Here are the blooms that are carrying our garden through the end of summer and supporting all that wildlife.
Starting on the south side of our house, the spectacular Susan's hug visitors who make their way to the front door. Partnered with pink and purple Mexican petunias (Rueilla) and [still blooming] butterfly weed (Asclepias tuberosa), it is a hang out for bees, butterflies and hummers.
Also, in this bed is spring blooming, golden alexander that is hosting black swallowtail caterpillars this time of year.
The distinctive blooms of Passiflora incarnata, are a great nectar source for bees and butterflies and a foliage is a buffet for variegated and gulf fritillary caterpillars. Be sure to visit again soon as I have an upcoming post on this native vine.
The towering liatris spicata and willowy coreopsis are dangling over the stairs that wrap around the front of the house requiring a little choreography to get around these perfect pollinator plants. You can read more about the liatris show and all the butterflies and bees it attracts on my previous post here.

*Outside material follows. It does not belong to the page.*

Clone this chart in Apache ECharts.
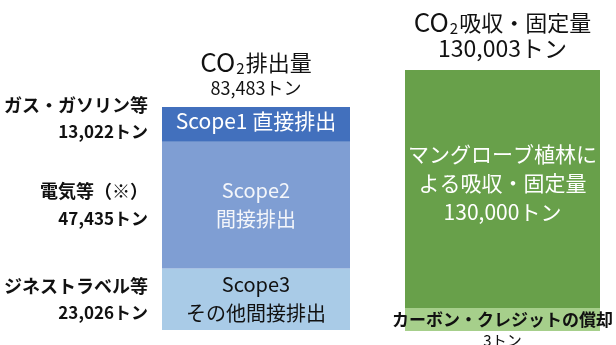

It's a tough world out there for insects. As much as we enjoy watching the butterflies, they are food for others. This poor lady looks like she almost fell prey to a bird and lost her tails.
I have to brag on the Joe Pye Weed (Eutrochium purpureum). It stands tall at the woodland edge and is covered in swallowtail butterflies. It is a spectacular show.
Yesterday I counted over 40 Eastern Tiger Swallowtails and they keep coming! This JPW is planted near one of their host plants, tulip poplar trees (Liriodendron tulipifera L.). I like to think that they don't have to travel far to find food for their different lifecycle stages.
In the same bed are other tall (up to 7 feet!) wildflowers that share similar growing conditions; 'Henry Eilers Rudbeckia subtomentosa and tall ironweed (Vernonia gigantea). The buttery yellow blooms on this rudbeckia make an unique edition to this planting trio.
The deep purple of the tall ironweed is a favorite late summer flower for long-tongued bees, skipper butterflies and bee flies. This has just come into bloom and will continue into September.
Lastly, I want to share cardinal flower (Lobelia cardinalis). The tall spikes of our plant flopped over during our period of drought in July. Interestingly, the fallen spikes put out multiple stems providing even more shorter bright blooms. The red tubular flowers are loved by the hummers and cloudless sulphur butterflies.
Hope you enjoyed a look at our late summer garden. I appreciate you stopping by.